Word for word, extract the first line of the records below and each line after it, up to and including the line with "total_text = '8,7\nmdr kr'". Pictures are left out.

═══ Provided data ═══

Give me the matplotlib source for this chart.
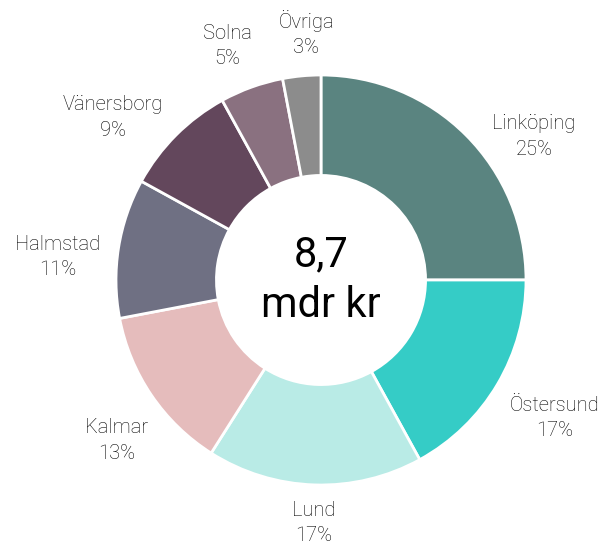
import numpy as np
import matplotlib.pyplot as plt
from matplotlib import font_manager

# Data
orter = ['Linköping', 'Östersund', 'Lund', 'Kalmar', 'Halmstad', 'Vänersborg', 'Solna', 'Övriga']
andel = [25, 17, 17, 13, 11, 9, 5, 3]
farger = ['#5a8480', '#35ccc6', '#b9ebe6', '#e5bcbc', '#6f7083', '#63475c', '#8a7180', '#8c8c8c']
total_text = '8,7\nmdr kr'

names = {f.name for f in font_manager.fontManager.ttflist}
font = 'Liberation Sans Narrow' if 'Liberation Sans Narrow' in names else 'Roboto'
plt.rcParams['font.family'] = [font, 'DejaVu Sans']

fig = plt.figure(figsize=(6.14, 5.5), dpi=100)
ax = fig.add_axes([0, 0, 1, 1])

cx, cy, R = 321, 270, 205
wedges, _ = ax.pie(andel, colors=farger, startangle=90, counterclock=False,
                   center=(cx, cy), radius=R, frame=True,
                   wedgeprops=dict(width=R * 0.49, edgecolor='white', linewidth=2))
ax.set_xlim(0, 614)
ax.set_ylim(0, 550)
ax.set_aspect('equal')
ax.axis('off')

# label placement (angle tweak, distance in px)
tweak = [-11, 0, 0, 4, 4, 7, 2, -2]
dist = [257, 271, 243, 260, 264, 264, 252, 247]
for w, namn, p, dt, d in zip(wedges, orter, andel, tweak, dist):
    ang = np.deg2rad((w.theta1 + w.theta2) / 2 + dt)
    ax.text(cx + d * np.cos(ang), cy + d * np.sin(ang), f'{namn}\n{p}%',
            ha='center', va='center', fontsize=14.5, color='black',
            fontweight='light', linespacing=1.45)

ax.text(cx, cy, total_text, ha='center', va='center', fontsize=30,
        color='black', fontweight='normal', linespacing=1.3)

fig.savefig('out.png', dpi=100)
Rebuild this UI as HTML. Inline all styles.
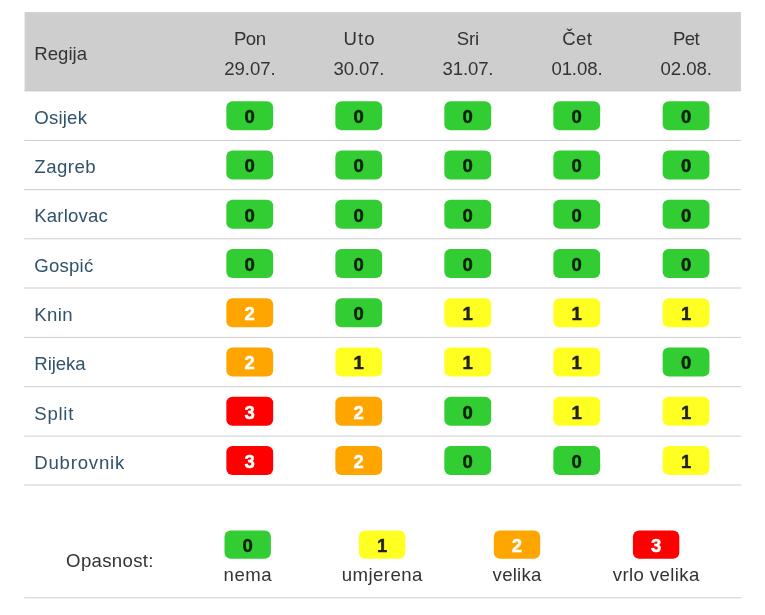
<!DOCTYPE html>
<html lang="hr"><head><meta charset="utf-8"><title>Opasnost</title>
<style>
html,body{margin:0;padding:0;background:#fff;}
body{position:relative;width:765px;height:615px;overflow:hidden;font-family:"Liberation Sans",sans-serif;}
svg{position:absolute;left:0;top:0;}
.t{position:absolute;white-space:nowrap;line-height:24px;height:24px;font-size:18.6px;}
.h{color:#333;}
.r{color:#30526a;}
.g{color:#333;}
.d{font-weight:bold;font-size:18.5px;-webkit-text-stroke:0.45px currentColor;}
.d0{color:#0a1f0a;}
.d1{color:#222;}
.d2,.d3{color:#fff;}
</style></head><body>
<svg width="765" height="615" viewBox="0 0 765 615">
<rect x="24.6" y="12.1" width="716.3" height="79.1" fill="#cecece"/>
<rect x="24.6" y="90.0" width="716.3" height="1.2" fill="#c9c9c9"/>
<rect x="226.35" y="101.15" width="46.8" height="29.2" rx="6.2" fill="#32cd32"/>
<rect x="335.35" y="101.15" width="46.8" height="29.2" rx="6.2" fill="#32cd32"/>
<rect x="444.35" y="101.15" width="46.8" height="29.2" rx="6.2" fill="#32cd32"/>
<rect x="553.35" y="101.15" width="46.8" height="29.2" rx="6.2" fill="#32cd32"/>
<rect x="662.65" y="101.15" width="46.8" height="29.2" rx="6.2" fill="#32cd32"/>
<rect x="24.2" y="139.90" width="716.9" height="1.0" fill="#cdcdcd"/>
<rect x="226.35" y="150.40" width="46.8" height="29.2" rx="6.2" fill="#32cd32"/>
<rect x="335.35" y="150.40" width="46.8" height="29.2" rx="6.2" fill="#32cd32"/>
<rect x="444.35" y="150.40" width="46.8" height="29.2" rx="6.2" fill="#32cd32"/>
<rect x="553.35" y="150.40" width="46.8" height="29.2" rx="6.2" fill="#32cd32"/>
<rect x="662.65" y="150.40" width="46.8" height="29.2" rx="6.2" fill="#32cd32"/>
<rect x="24.2" y="189.10" width="716.9" height="1.0" fill="#cdcdcd"/>
<rect x="226.35" y="199.65" width="46.8" height="29.2" rx="6.2" fill="#32cd32"/>
<rect x="335.35" y="199.65" width="46.8" height="29.2" rx="6.2" fill="#32cd32"/>
<rect x="444.35" y="199.65" width="46.8" height="29.2" rx="6.2" fill="#32cd32"/>
<rect x="553.35" y="199.65" width="46.8" height="29.2" rx="6.2" fill="#32cd32"/>
<rect x="662.65" y="199.65" width="46.8" height="29.2" rx="6.2" fill="#32cd32"/>
<rect x="24.2" y="238.30" width="716.9" height="1.0" fill="#cdcdcd"/>
<rect x="226.35" y="248.90" width="46.8" height="29.2" rx="6.2" fill="#32cd32"/>
<rect x="335.35" y="248.90" width="46.8" height="29.2" rx="6.2" fill="#32cd32"/>
<rect x="444.35" y="248.90" width="46.8" height="29.2" rx="6.2" fill="#32cd32"/>
<rect x="553.35" y="248.90" width="46.8" height="29.2" rx="6.2" fill="#32cd32"/>
<rect x="662.65" y="248.90" width="46.8" height="29.2" rx="6.2" fill="#32cd32"/>
<rect x="24.2" y="287.50" width="716.9" height="1.0" fill="#cdcdcd"/>
<rect x="226.35" y="298.15" width="46.8" height="29.2" rx="6.2" fill="#ffa500"/>
<rect x="335.35" y="298.15" width="46.8" height="29.2" rx="6.2" fill="#32cd32"/>
<rect x="444.35" y="298.15" width="46.8" height="29.2" rx="6.2" fill="#ffff22"/>
<rect x="553.35" y="298.15" width="46.8" height="29.2" rx="6.2" fill="#ffff22"/>
<rect x="662.65" y="298.15" width="46.8" height="29.2" rx="6.2" fill="#ffff22"/>
<rect x="24.2" y="336.90" width="716.9" height="1.0" fill="#cdcdcd"/>
<rect x="226.35" y="347.40" width="46.8" height="29.2" rx="6.2" fill="#ffa500"/>
<rect x="335.35" y="347.40" width="46.8" height="29.2" rx="6.2" fill="#ffff22"/>
<rect x="444.35" y="347.40" width="46.8" height="29.2" rx="6.2" fill="#ffff22"/>
<rect x="553.35" y="347.40" width="46.8" height="29.2" rx="6.2" fill="#ffff22"/>
<rect x="662.65" y="347.40" width="46.8" height="29.2" rx="6.2" fill="#32cd32"/>
<rect x="24.2" y="386.20" width="716.9" height="1.0" fill="#cdcdcd"/>
<rect x="226.35" y="396.65" width="46.8" height="29.2" rx="6.2" fill="#ff0000"/>
<rect x="335.35" y="396.65" width="46.8" height="29.2" rx="6.2" fill="#ffa500"/>
<rect x="444.35" y="396.65" width="46.8" height="29.2" rx="6.2" fill="#32cd32"/>
<rect x="553.35" y="396.65" width="46.8" height="29.2" rx="6.2" fill="#ffff22"/>
<rect x="662.65" y="396.65" width="46.8" height="29.2" rx="6.2" fill="#ffff22"/>
<rect x="24.2" y="435.60" width="716.9" height="1.0" fill="#cdcdcd"/>
<rect x="226.35" y="445.90" width="46.8" height="29.2" rx="6.2" fill="#ff0000"/>
<rect x="335.35" y="445.90" width="46.8" height="29.2" rx="6.2" fill="#ffa500"/>
<rect x="444.35" y="445.90" width="46.8" height="29.2" rx="6.2" fill="#32cd32"/>
<rect x="553.35" y="445.90" width="46.8" height="29.2" rx="6.2" fill="#32cd32"/>
<rect x="662.65" y="445.90" width="46.8" height="29.2" rx="6.2" fill="#ffff22"/>
<rect x="24.2" y="484.50" width="716.9" height="1.0" fill="#cdcdcd"/>
<rect x="224.50" y="530.50" width="46.4" height="28.2" rx="6.2" fill="#32cd32"/>
<rect x="358.90" y="530.50" width="46.4" height="28.2" rx="6.2" fill="#ffff22"/>
<rect x="493.80" y="530.50" width="46.4" height="28.2" rx="6.2" fill="#ffa500"/>
<rect x="632.90" y="530.50" width="46.4" height="28.2" rx="6.2" fill="#ff0000"/>
<rect x="24.2" y="597.30" width="716.9" height="1.0" fill="#cdcdcd"/>
</svg>
<span class="t h" style="left:34.30px;top:41.56px;letter-spacing:0.015px;">Regija</span>
<span class="t h" style="left:233.90px;top:26.56px;letter-spacing:-0.454px;">Pon</span>
<span class="t h" style="left:224.30px;top:56.56px;letter-spacing:-0.062px;">29.07.</span>
<span class="t h" style="left:343.54px;top:26.56px;letter-spacing:1.000px;">Uto</span>
<span class="t h" style="left:333.60px;top:56.56px;letter-spacing:-0.182px;">30.07.</span>
<span class="t h" style="left:456.80px;top:26.56px;letter-spacing:-0.146px;">Sri</span>
<span class="t h" style="left:442.45px;top:56.56px;letter-spacing:-0.122px;">31.07.</span>
<span class="t h" style="left:562.20px;top:26.56px;letter-spacing:0.338px;">Čet</span>
<span class="t h" style="left:551.40px;top:56.56px;letter-spacing:-0.102px;">01.08.</span>
<span class="t h" style="left:672.95px;top:26.56px;letter-spacing:-0.600px;">Pet</span>
<span class="t h" style="left:660.60px;top:56.56px;letter-spacing:-0.062px;">02.08.</span>
<span class="t r" style="left:34.30px;top:105.56px;letter-spacing:0.200px;">Osijek</span>
<span class="t d d0" style="left:244.62px;top:104.59px;">0</span>
<span class="t d d0" style="left:353.62px;top:104.59px;">0</span>
<span class="t d d0" style="left:462.62px;top:104.59px;">0</span>
<span class="t d d0" style="left:571.62px;top:104.59px;">0</span>
<span class="t d d0" style="left:680.92px;top:104.59px;">0</span>
<span class="t r" style="left:34.30px;top:154.56px;letter-spacing:0.488px;">Zagreb</span>
<span class="t d d0" style="left:244.62px;top:153.59px;">0</span>
<span class="t d d0" style="left:353.62px;top:153.59px;">0</span>
<span class="t d d0" style="left:462.62px;top:153.59px;">0</span>
<span class="t d d0" style="left:571.62px;top:153.59px;">0</span>
<span class="t d d0" style="left:680.92px;top:153.59px;">0</span>
<span class="t r" style="left:34.30px;top:203.56px;letter-spacing:0.149px;">Karlovac</span>
<span class="t d d0" style="left:244.62px;top:203.59px;">0</span>
<span class="t d d0" style="left:353.62px;top:203.59px;">0</span>
<span class="t d d0" style="left:462.62px;top:203.59px;">0</span>
<span class="t d d0" style="left:571.62px;top:203.59px;">0</span>
<span class="t d d0" style="left:680.92px;top:203.59px;">0</span>
<span class="t r" style="left:34.30px;top:253.56px;letter-spacing:0.211px;">Gospić</span>
<span class="t d d0" style="left:244.62px;top:252.59px;">0</span>
<span class="t d d0" style="left:353.62px;top:252.59px;">0</span>
<span class="t d d0" style="left:462.62px;top:252.59px;">0</span>
<span class="t d d0" style="left:571.62px;top:252.59px;">0</span>
<span class="t d d0" style="left:680.92px;top:252.59px;">0</span>
<span class="t r" style="left:34.30px;top:302.56px;letter-spacing:0.400px;">Knin</span>
<span class="t d d2" style="left:244.62px;top:301.59px;">2</span>
<span class="t d d0" style="left:353.62px;top:301.59px;">0</span>
<span class="t d d1" style="left:462.62px;top:301.59px;">1</span>
<span class="t d d1" style="left:571.62px;top:301.59px;">1</span>
<span class="t d d1" style="left:680.92px;top:301.59px;">1</span>
<span class="t r" style="left:34.30px;top:351.56px;letter-spacing:-0.080px;">Rijeka</span>
<span class="t d d2" style="left:244.62px;top:350.59px;">2</span>
<span class="t d d1" style="left:353.62px;top:350.59px;">1</span>
<span class="t d d1" style="left:462.62px;top:350.59px;">1</span>
<span class="t d d1" style="left:571.62px;top:350.59px;">1</span>
<span class="t d d0" style="left:680.92px;top:350.59px;">0</span>
<span class="t r" style="left:34.30px;top:401.56px;letter-spacing:0.706px;">Split</span>
<span class="t d d3" style="left:244.62px;top:400.59px;">3</span>
<span class="t d d2" style="left:353.62px;top:400.59px;">2</span>
<span class="t d d0" style="left:462.62px;top:400.59px;">0</span>
<span class="t d d1" style="left:571.62px;top:400.59px;">1</span>
<span class="t d d1" style="left:680.92px;top:400.59px;">1</span>
<span class="t r" style="left:34.30px;top:450.56px;letter-spacing:0.776px;">Dubrovnik</span>
<span class="t d d3" style="left:244.62px;top:449.59px;">3</span>
<span class="t d d2" style="left:353.62px;top:449.59px;">2</span>
<span class="t d d0" style="left:462.62px;top:449.59px;">0</span>
<span class="t d d0" style="left:571.62px;top:449.59px;">0</span>
<span class="t d d1" style="left:680.92px;top:449.59px;">1</span>
<span class="t g" style="left:66.10px;top:548.56px;letter-spacing:0.323px;">Opasnost:</span>
<span class="t d d0" style="left:242.57px;top:533.59px;">0</span>
<span class="t g" style="left:223.60px;top:562.56px;letter-spacing:0.536px;">nema</span>
<span class="t d d1" style="left:376.97px;top:533.59px;">1</span>
<span class="t g" style="left:341.70px;top:562.56px;letter-spacing:0.449px;">umjerena</span>
<span class="t d d2" style="left:511.87px;top:533.59px;">2</span>
<span class="t g" style="left:492.60px;top:562.56px;letter-spacing:0.237px;">velika</span>
<span class="t d d3" style="left:650.97px;top:533.59px;">3</span>
<span class="t g" style="left:612.75px;top:562.56px;letter-spacing:0.393px;">vrlo velika</span>
</body></html>
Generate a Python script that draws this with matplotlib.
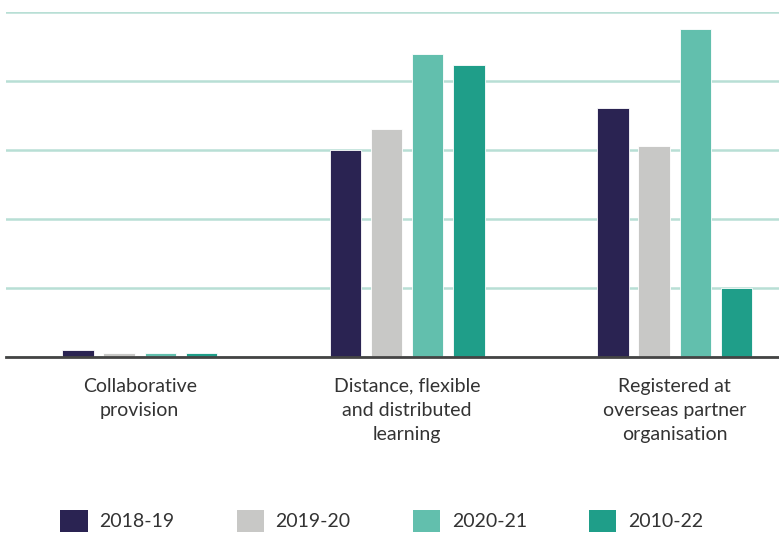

═══

- **The solution**:
Give me the matplotlib source for this chart.
import numpy as np
import matplotlib.pyplot as plt
from matplotlib import font_manager

# Data
orter = ['Linköping', 'Östersund', 'Lund', 'Kalmar', 'Halmstad', 'Vänersborg', 'Solna', 'Övriga']
andel = [25, 17, 17, 13, 11, 9, 5, 3]
farger = ['#5a8480', '#35ccc6', '#b9ebe6', '#e5bcbc', '#6f7083', '#63475c', '#8a7180', '#8c8c8c']
total_text = '8,7\nmdr kr'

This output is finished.